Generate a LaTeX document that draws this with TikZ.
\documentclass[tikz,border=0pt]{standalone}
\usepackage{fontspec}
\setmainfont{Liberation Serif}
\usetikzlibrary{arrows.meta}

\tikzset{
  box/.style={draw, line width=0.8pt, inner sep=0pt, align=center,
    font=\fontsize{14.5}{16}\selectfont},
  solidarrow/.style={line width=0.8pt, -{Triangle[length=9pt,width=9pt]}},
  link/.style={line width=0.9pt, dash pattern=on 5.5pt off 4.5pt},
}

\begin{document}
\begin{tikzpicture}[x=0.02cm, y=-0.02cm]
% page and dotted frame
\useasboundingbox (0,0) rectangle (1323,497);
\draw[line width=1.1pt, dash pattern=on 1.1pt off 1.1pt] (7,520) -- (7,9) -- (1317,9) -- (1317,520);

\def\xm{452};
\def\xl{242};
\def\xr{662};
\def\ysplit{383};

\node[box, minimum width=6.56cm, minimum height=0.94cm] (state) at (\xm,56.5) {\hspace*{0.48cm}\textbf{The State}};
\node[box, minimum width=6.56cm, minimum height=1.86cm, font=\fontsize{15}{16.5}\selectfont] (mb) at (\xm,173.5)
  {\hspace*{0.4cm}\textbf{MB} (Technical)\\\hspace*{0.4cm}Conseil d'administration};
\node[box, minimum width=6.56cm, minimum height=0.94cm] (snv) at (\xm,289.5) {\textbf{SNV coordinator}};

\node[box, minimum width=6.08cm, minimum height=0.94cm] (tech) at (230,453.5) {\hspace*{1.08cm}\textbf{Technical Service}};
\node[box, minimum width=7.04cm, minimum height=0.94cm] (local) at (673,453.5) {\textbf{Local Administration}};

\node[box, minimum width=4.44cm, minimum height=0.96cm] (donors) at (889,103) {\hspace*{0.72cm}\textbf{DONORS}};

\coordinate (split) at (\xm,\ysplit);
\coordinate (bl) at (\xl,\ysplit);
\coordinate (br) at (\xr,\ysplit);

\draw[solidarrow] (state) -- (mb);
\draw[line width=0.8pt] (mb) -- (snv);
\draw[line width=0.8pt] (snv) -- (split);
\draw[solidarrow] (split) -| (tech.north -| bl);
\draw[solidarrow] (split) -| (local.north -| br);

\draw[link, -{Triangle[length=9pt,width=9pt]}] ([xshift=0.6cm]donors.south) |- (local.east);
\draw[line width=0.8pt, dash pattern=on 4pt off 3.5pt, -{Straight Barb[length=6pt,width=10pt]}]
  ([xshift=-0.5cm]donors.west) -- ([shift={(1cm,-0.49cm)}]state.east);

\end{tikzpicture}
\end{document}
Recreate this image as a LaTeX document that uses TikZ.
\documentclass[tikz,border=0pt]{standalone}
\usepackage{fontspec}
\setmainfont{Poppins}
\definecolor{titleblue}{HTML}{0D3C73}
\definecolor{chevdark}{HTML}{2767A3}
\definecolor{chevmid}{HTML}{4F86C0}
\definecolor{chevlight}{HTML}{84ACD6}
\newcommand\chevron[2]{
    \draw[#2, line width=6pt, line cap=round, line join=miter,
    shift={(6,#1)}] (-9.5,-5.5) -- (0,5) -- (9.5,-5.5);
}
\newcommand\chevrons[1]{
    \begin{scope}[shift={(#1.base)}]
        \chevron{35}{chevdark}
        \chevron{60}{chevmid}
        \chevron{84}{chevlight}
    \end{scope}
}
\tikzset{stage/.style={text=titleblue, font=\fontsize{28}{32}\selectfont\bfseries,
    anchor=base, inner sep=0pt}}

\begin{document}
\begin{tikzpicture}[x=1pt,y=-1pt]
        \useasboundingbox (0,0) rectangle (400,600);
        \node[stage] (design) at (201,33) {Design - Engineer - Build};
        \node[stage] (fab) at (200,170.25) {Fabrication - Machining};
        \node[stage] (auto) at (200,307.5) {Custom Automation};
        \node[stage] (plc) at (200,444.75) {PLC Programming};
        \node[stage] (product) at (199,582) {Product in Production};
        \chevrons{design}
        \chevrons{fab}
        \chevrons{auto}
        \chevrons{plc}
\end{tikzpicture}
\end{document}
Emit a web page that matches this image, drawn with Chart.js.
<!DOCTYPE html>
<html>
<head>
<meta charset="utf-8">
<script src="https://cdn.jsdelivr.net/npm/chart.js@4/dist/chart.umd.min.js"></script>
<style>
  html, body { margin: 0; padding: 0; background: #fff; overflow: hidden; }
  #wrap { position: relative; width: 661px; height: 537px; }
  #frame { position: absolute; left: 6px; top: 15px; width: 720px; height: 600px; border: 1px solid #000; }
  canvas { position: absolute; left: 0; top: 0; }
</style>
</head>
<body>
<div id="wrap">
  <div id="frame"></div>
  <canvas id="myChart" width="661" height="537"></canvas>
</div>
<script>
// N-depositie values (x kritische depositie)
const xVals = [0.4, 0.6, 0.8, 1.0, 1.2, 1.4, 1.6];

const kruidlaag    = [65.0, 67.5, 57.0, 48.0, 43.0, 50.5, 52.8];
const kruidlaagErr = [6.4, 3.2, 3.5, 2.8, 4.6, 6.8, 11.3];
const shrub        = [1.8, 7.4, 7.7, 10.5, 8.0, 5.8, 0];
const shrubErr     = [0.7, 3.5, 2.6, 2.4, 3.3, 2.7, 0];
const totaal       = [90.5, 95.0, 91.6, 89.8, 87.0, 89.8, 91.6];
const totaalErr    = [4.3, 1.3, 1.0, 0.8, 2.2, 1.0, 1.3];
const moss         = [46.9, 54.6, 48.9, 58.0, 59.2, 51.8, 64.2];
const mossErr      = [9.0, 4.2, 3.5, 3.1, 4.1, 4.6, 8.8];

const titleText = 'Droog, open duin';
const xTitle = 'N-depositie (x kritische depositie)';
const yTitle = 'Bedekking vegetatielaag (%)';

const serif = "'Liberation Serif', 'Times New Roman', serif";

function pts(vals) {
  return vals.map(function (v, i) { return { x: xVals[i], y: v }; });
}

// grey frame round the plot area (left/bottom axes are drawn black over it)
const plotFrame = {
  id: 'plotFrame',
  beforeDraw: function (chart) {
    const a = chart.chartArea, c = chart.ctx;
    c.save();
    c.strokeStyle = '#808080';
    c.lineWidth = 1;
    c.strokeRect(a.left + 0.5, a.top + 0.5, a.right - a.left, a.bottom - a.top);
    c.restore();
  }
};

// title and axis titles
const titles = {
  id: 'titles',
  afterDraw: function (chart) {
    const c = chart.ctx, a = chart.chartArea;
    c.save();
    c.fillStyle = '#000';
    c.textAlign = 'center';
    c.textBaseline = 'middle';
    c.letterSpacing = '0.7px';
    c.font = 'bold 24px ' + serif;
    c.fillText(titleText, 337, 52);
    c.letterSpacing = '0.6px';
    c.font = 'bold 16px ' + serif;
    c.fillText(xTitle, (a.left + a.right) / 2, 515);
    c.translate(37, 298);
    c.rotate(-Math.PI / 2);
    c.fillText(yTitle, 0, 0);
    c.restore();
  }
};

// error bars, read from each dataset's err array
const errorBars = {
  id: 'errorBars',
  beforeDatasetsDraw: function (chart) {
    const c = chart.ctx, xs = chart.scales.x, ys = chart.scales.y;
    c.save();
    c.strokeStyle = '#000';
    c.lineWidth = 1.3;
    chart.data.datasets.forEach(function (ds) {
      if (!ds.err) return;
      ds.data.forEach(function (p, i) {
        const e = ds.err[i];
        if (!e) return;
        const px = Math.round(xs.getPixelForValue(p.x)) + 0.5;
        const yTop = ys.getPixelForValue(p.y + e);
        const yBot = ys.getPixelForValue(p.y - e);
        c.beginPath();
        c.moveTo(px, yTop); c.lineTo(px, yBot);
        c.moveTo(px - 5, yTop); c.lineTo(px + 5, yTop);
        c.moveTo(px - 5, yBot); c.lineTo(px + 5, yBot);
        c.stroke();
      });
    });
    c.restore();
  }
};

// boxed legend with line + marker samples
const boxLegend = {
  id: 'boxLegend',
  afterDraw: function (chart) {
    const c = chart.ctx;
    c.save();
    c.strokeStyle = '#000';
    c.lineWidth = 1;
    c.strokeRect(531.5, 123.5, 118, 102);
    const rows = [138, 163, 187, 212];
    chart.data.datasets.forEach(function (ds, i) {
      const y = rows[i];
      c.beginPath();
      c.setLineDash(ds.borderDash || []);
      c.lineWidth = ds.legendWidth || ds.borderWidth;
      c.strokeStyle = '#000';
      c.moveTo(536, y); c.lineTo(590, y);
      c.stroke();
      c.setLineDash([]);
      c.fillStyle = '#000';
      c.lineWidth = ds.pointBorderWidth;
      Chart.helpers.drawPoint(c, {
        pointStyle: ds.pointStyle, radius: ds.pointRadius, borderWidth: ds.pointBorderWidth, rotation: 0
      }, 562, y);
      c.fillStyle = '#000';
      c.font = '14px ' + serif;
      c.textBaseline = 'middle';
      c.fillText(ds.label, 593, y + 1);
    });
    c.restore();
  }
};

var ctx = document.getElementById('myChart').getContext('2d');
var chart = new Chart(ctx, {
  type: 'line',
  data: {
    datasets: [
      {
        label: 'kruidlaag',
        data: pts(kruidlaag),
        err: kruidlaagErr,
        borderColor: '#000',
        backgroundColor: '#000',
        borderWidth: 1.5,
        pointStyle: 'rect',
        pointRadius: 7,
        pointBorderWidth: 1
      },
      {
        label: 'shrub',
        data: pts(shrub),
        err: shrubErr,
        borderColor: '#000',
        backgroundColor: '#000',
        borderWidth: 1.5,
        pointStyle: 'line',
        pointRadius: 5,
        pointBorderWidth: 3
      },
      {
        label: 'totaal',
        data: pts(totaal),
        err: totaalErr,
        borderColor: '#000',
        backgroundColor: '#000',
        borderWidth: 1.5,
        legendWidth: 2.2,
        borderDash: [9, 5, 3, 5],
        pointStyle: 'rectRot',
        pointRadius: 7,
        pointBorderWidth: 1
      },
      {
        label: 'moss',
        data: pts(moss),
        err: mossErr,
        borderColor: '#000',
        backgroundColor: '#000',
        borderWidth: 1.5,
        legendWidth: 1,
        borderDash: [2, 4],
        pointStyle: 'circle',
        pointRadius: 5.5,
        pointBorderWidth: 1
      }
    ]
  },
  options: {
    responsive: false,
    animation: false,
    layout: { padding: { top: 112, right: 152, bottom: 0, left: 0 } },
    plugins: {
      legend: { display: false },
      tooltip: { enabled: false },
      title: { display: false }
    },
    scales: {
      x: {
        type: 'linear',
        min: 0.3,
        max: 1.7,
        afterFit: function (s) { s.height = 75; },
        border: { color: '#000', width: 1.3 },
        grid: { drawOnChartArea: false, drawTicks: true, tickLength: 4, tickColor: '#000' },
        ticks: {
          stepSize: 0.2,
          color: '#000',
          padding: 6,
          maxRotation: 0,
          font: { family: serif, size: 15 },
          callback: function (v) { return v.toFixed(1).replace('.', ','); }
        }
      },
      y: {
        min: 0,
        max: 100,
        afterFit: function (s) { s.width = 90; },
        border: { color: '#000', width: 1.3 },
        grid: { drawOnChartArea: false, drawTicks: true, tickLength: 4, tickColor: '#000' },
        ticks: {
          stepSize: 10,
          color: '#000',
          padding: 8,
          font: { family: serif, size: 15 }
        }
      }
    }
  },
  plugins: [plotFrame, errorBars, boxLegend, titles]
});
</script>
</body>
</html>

----

Copy each line that holds the word "this".

Generate a LaTeX document that draws this with TikZ.
Recreate this image as a LaTeX document that uses TikZ.
Emit a web page that matches this image, drawn with Chart.js.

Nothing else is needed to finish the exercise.